BEGIN INPUT RECORDS

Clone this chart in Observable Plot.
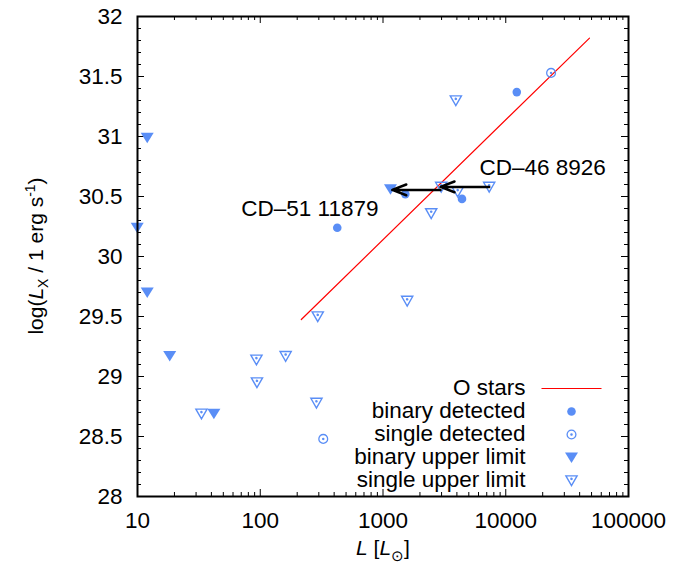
<!DOCTYPE html>
<html><head><meta charset="utf-8">
<script src="https://cdn.jsdelivr.net/npm/d3@7"></script>
<script src="https://cdn.jsdelivr.net/npm/@observablehq/plot@0.6"></script>
<style>body{margin:0;background:#fff} svg{display:block}</style>
</head><body><div id="chart"></div>
<script>
// ---- data ----
const binaryDetL  = [424, 1520, 4400, 12300];
const binaryDetLx = [30.24, 30.52, 30.48, 31.37];
const singleDetL  = [23400, 326];
const singleDetLx = [31.53, 28.48];
const binaryUpL   = [12.0, 9.95, 12.0, 18.3, 41.9, 1150];
const binaryUpLx  = [30.99, 30.24, 29.70, 29.17, 28.69, 30.56];
const singleUpL   = [2980, 4060, 7330, 2470, 3920, 294, 1574, 93.1, 161, 94, 33.2, 287];
const singleUpLx  = [30.58, 30.54, 30.58, 30.36, 31.30, 29.50, 29.63, 29.14, 29.17, 28.95, 28.69, 28.78];
const oStarsL  = [216, 48100];
const oStarsLx = [29.475, 31.82];
const arrowFromL = [7330, 2940];
const arrowToL   = [2940, 1190];
const arrowLx    = [30.58, 30.555];
const noteText = ["CD\u201351 11879", "CD\u201346 8926"];
const noteL    = [918, 6110];
const noteLx   = [30.40, 30.74];
const noteAnchor = ["end", "start"];
const xTickLabels = [10, 100, 1000, 10000, 100000];
const yTickLabels = [28, 28.5, 29, 29.5, 30, 30.5, 31, 31.5, 32];
const legendLabels = ["O stars", "binary detected", "single detected", "binary upper limit", "single upper limit"];

// ---- layout ----
const W = 697, H = 569, mL = 137, mR = 69, mT = 16, mB = 73;
const plotW = W - mL - mR, plotH = H - mT - mB;
const FONT = "'Liberation Sans', Arial, Helvetica, sans-serif";
const FS = 22.5;
const BLUE = "#5a8ef6";

const xMinor = [];
for (const d of [10, 100, 1000, 10000]) for (let k = 2; k <= 9; k++) xMinor.push(k * d);
const yMinor = d3.range(281, 320).filter(v => v % 5 !== 0).map(v => v / 10);

const pts = (xs, ys) => xs.map((x, i) => ({x, y: ys[i]}));

// custom symbols
const triDown = {draw(c){ c.moveTo(-6.5,-5); c.lineTo(6.5,-5); c.lineTo(0,5.5); c.closePath(); }};
const triDownDot = {draw(c){ c.moveTo(-5.6,-4.6); c.lineTo(5.6,-4.6); c.lineTo(0,5.2); c.closePath();
  c.moveTo(0.6,-1.6); c.arc(0,-1.6,0.6,0,2*Math.PI); }};
const circDot = {draw(c){ c.moveTo(4.4,0); c.arc(0,0,4.4,0,2*Math.PI); c.moveTo(0.6,0); c.arc(0,0,0.6,0,2*Math.PI); }};
const lineSym = {draw(c){ c.moveTo(-30,0); c.lineTo(30,0); }};

const legendRowDy = [-109, -86, -63, -40, -17];
const legendMarks = [];
legendLabels.forEach((lab, i) => {
  legendMarks.push(Plot.text([lab], {text: d => d, frameAnchor: "bottom-right", dx: -103, dy: legendRowDy[i],
    textAnchor: "end", lineAnchor: "middle", fontSize: FS, fill: "black"}));
});
const legSym = [
  {symbol: lineSym, stroke: "red", fill: "none", strokeWidth: 1.2},
  {symbol: "circle", r: 4.3, fill: BLUE, stroke: "none"},
  {symbol: circDot, stroke: BLUE, fill: "none", strokeWidth: 1.3},
  {symbol: triDown, fill: BLUE, stroke: "none"},
  {symbol: triDownDot, stroke: BLUE, fill: "none", strokeWidth: 1.4}
];
legSym.forEach((s, i) => {
  legendMarks.push(Plot.dot([0], {frameAnchor: "bottom-right", dx: -57, dy: legendRowDy[i] + 1, ...s}));
});

const chart = Plot.plot({
  width: W, height: H,
  marginLeft: mL, marginRight: mR, marginTop: mT, marginBottom: mB,
  style: {fontFamily: FONT, fontSize: FS + "px", background: "white", color: "black"},
  x: {type: "log", domain: [10, 100000], axis: null},
  y: {domain: [28, 32], axis: null},
  marks: [
    // ticks (inside, mirrored)
    Plot.tickX(xTickLabels, {x: d => d, insetTop: plotH - 7, stroke: "black"}),
    Plot.tickX(xTickLabels, {x: d => d, insetBottom: plotH - 7, stroke: "black"}),
    Plot.tickX(xMinor, {x: d => d, insetTop: plotH - 4, stroke: "black"}),
    Plot.tickX(xMinor, {x: d => d, insetBottom: plotH - 4, stroke: "black"}),
    Plot.tickY(yTickLabels, {y: d => d, insetLeft: plotW - 7, stroke: "black"}),
    Plot.tickY(yTickLabels, {y: d => d, insetRight: plotW - 7, stroke: "black"}),
    Plot.tickY(yMinor, {y: d => d, insetLeft: plotW - 4, stroke: "black"}),
    Plot.tickY(yMinor, {y: d => d, insetRight: plotW - 4, stroke: "black"}),
    // tick labels
    Plot.text(xTickLabels, {x: d => d, text: d => String(d), frameAnchor: "bottom", lineAnchor: "top", dy: 16, fontSize: FS, fill: "black"}),
    Plot.text(yTickLabels, {y: d => d, text: d => String(d), frameAnchor: "left", textAnchor: "end", dx: -15, fontSize: FS, fill: "black"}),
    // O-star relation
    Plot.line(pts(oStarsL, oStarsLx), {x: "x", y: "y", stroke: "red", strokeWidth: 1.2}),
    // data
    Plot.dot(pts(binaryDetL, binaryDetLx), {x: "x", y: "y", r: 4.3, fill: BLUE}),
    Plot.dot(pts(singleDetL, singleDetLx), {x: "x", y: "y", symbol: circDot, stroke: BLUE, fill: "none", strokeWidth: 1.3}),
    Plot.dot(pts(binaryUpL, binaryUpLx), {x: "x", y: "y", symbol: triDown, fill: BLUE, stroke: "none"}),
    Plot.dot(pts(singleUpL, singleUpLx), {x: "x", y: "y", symbol: triDownDot, stroke: BLUE, fill: "none", strokeWidth: 1.4}),
    // arrows
    Plot.arrow(arrowFromL.map((x1, i) => ({x1, x2: arrowToL[i], y: arrowLx[i]})),
      {x1: "x1", x2: "x2", y1: "y", y2: "y", stroke: "black", strokeWidth: 2.5, headLength: 9, headAngle: 42}),
    // annotations
    Plot.text(noteText.map((t, i) => ({t, x: noteL[i], y: noteLx[i], a: noteAnchor[i]})).filter(d => d.a === "end"),
      {x: "x", y: "y", text: "t", textAnchor: "end", lineAnchor: "middle", fontSize: FS, fill: "black"}),
    Plot.text(noteText.map((t, i) => ({t, x: noteL[i], y: noteLx[i], a: noteAnchor[i]})).filter(d => d.a === "start"),
      {x: "x", y: "y", text: "t", textAnchor: "start", lineAnchor: "middle", fontSize: FS, fill: "black"}),
    ...legendMarks,
    Plot.frame({stroke: "black", strokeWidth: 2})
  ]
});
document.getElementById("chart").appendChild(chart);

// axis titles with rich text
const svg = d3.select(chart);
const yl = svg.append("text").attr("transform", "translate(43,256) rotate(-90)")
  .attr("text-anchor", "middle").attr("font-size", 21).attr("font-family", FONT).attr("fill", "black");
yl.append("tspan").text("log(");
yl.append("tspan").attr("font-style", "italic").text("L");
yl.append("tspan").attr("font-size", 14).attr("dy", 5).text("X");
yl.append("tspan").attr("dy", -5).text(" / 1 erg s");
yl.append("tspan").attr("font-size", 14).attr("dy", -8).text("-1");
yl.append("tspan").attr("dy", 8).text(")");

const xl = svg.append("text").attr("x", 383).attr("y", 555)
  .attr("text-anchor", "middle").attr("font-size", 21).attr("font-family", FONT).attr("fill", "black");
xl.append("tspan").attr("font-style", "italic").text("L");
xl.append("tspan").text(" [");
xl.append("tspan").attr("font-style", "italic").text("L");
xl.append("tspan").attr("font-size", 15).attr("dy", 6).text("\u2299");
xl.append("tspan").attr("dy", -6).text("]");
</script>
</body></html>
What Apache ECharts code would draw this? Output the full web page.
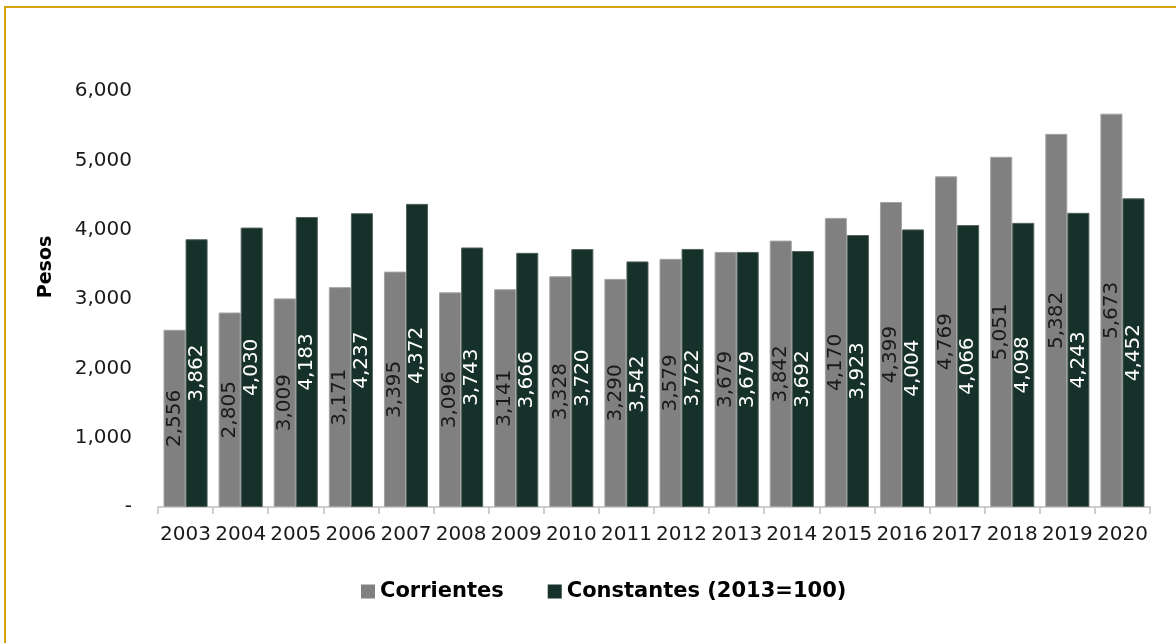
<!DOCTYPE html>
<html>
<head>
<meta charset="utf-8">
<script src="https://cdn.jsdelivr.net/npm/echarts@6/dist/echarts.min.js"></script>
<style>
  html, body { margin: 0; padding: 0; background: #ffffff; }
  #chart { width: 1176px; height: 643px; }
</style>
</head>
<body>
<div id="chart"></div>
<script>
const years = ['2003','2004','2005','2006','2007','2008','2009','2010','2011','2012','2013','2014','2015','2016','2017','2018','2019','2020'];
const corrientes = [2556, 2805, 3009, 3171, 3395, 3096, 3141, 3328, 3290, 3579, 3679, 3842, 4170, 4399, 4769, 5051, 5382, 5673];
const constantes = [3862, 4030, 4183, 4237, 4372, 3743, 3666, 3720, 3542, 3722, 3679, 3692, 3923, 4004, 4066, 4098, 4243, 4452];
const seriesNames = ['Corrientes', 'Constantes (2013=100)'];
const yAxisTitle = 'Pesos';

const FONT = 'DejaVu Sans';
const fmt = v => v === 0 ? '-' : v.toLocaleString('en-US');

const chart = echarts.init(document.getElementById('chart'), null, { renderer: 'canvas' });
chart.setOption({
  animation: false,
  backgroundColor: '#ffffff',
  textStyle: { fontFamily: FONT },
  graphic: [
    {
      type: 'rect',
      shape: { x: 5, y: 7, width: 1400, height: 900 },
      style: { fill: 'none', stroke: '#D4A20E', lineWidth: 2 },
      silent: true
    },
    {
      type: 'text',
      x: 46, y: 267,
      rotation: Math.PI / 2,
      style: {
        text: yAxisTitle,
        font: 'bold 19px "DejaVu Sans"',
        fill: '#000000',
        align: 'center',
        verticalAlign: 'middle'
      }
    }
  ],
  legend: {
    left: 356,
    top: 576,
    itemWidth: 14,
    itemHeight: 14,
    itemGap: 44,
    icon: 'rect',
    itemStyle: { borderWidth: 0 },
    textStyle: { fontFamily: FONT, fontSize: 21, fontWeight: 'bold', color: '#000000' },
    data: seriesNames
  },
  grid: { left: 158, right: 26, top: 91, bottom: 136 },
  xAxis: {
    type: 'category',
    data: years,
    axisLine: { lineStyle: { color: '#bfbfbf', width: 1.5 } },
    axisTick: { show: true, alignWithLabel: false, length: 7, lineStyle: { color: '#bfbfbf', width: 1.5 } },
    axisLabel: { interval: 0, margin: 18, fontFamily: FONT, fontSize: 20, color: '#1a1a1a' }
  },
  yAxis: {
    type: 'value',
    min: 0, max: 6000, interval: 1000,
    axisLine: { show: false },
    axisTick: { show: false },
    splitLine: { show: false },
    axisLabel: { margin: 26, fontFamily: FONT, fontSize: 20, color: '#1a1a1a', formatter: fmt }
  },
  series: [
    {
      name: seriesNames[0],
      type: 'bar',
      data: corrientes,
      barGap: '0%',
      barCategoryGap: '20%',
      itemStyle: { color: '#808080', borderColor: '#a3a3a3', borderWidth: 1 },
      label: {
        show: true, position: 'inside', rotate: 90,
        fontFamily: FONT, fontSize: 20, color: '#1a1a1a',
        formatter: p => fmt(p.value)
      }
    },
    {
      name: seriesNames[1],
      type: 'bar',
      data: constantes,
      barGap: '0%',
      barCategoryGap: '20%',
      itemStyle: { color: '#15312A', borderColor: '#53625d', borderWidth: 1 },
      label: {
        show: true, position: 'inside', rotate: 90,
        fontFamily: FONT, fontSize: 20, color: '#ffffff',
        formatter: p => fmt(p.value)
      }
    }
  ]
});
</script>
</body>
</html>
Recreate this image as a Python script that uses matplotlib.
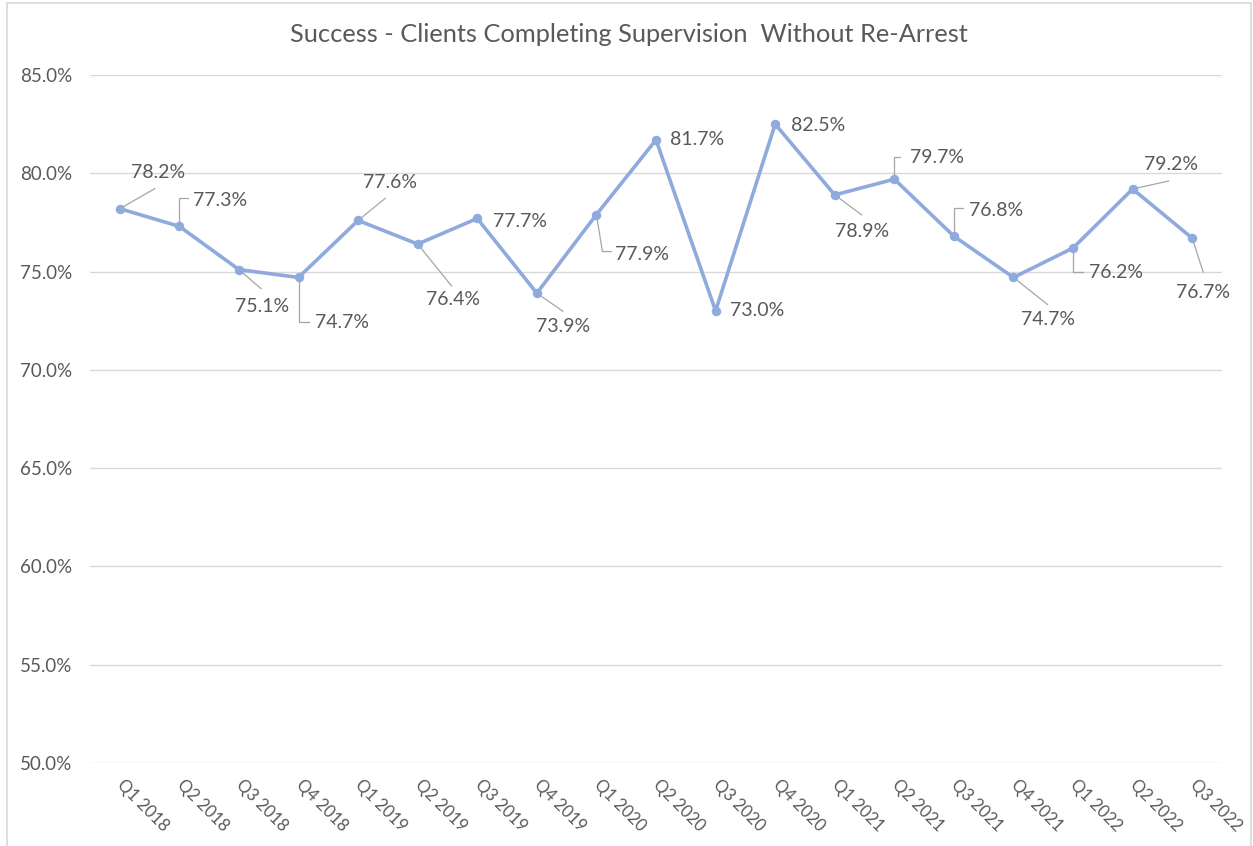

END INPUT RECORDS

* STATED PROBLEM
Gather each line of the listing containing the word "this" and show it.

* EXPECTED ANSWER
Clone this chart in Observable Plot.
What Apache ECharts code would draw this? Output the full web page.
Recreate this image as a Python script that uses matplotlib.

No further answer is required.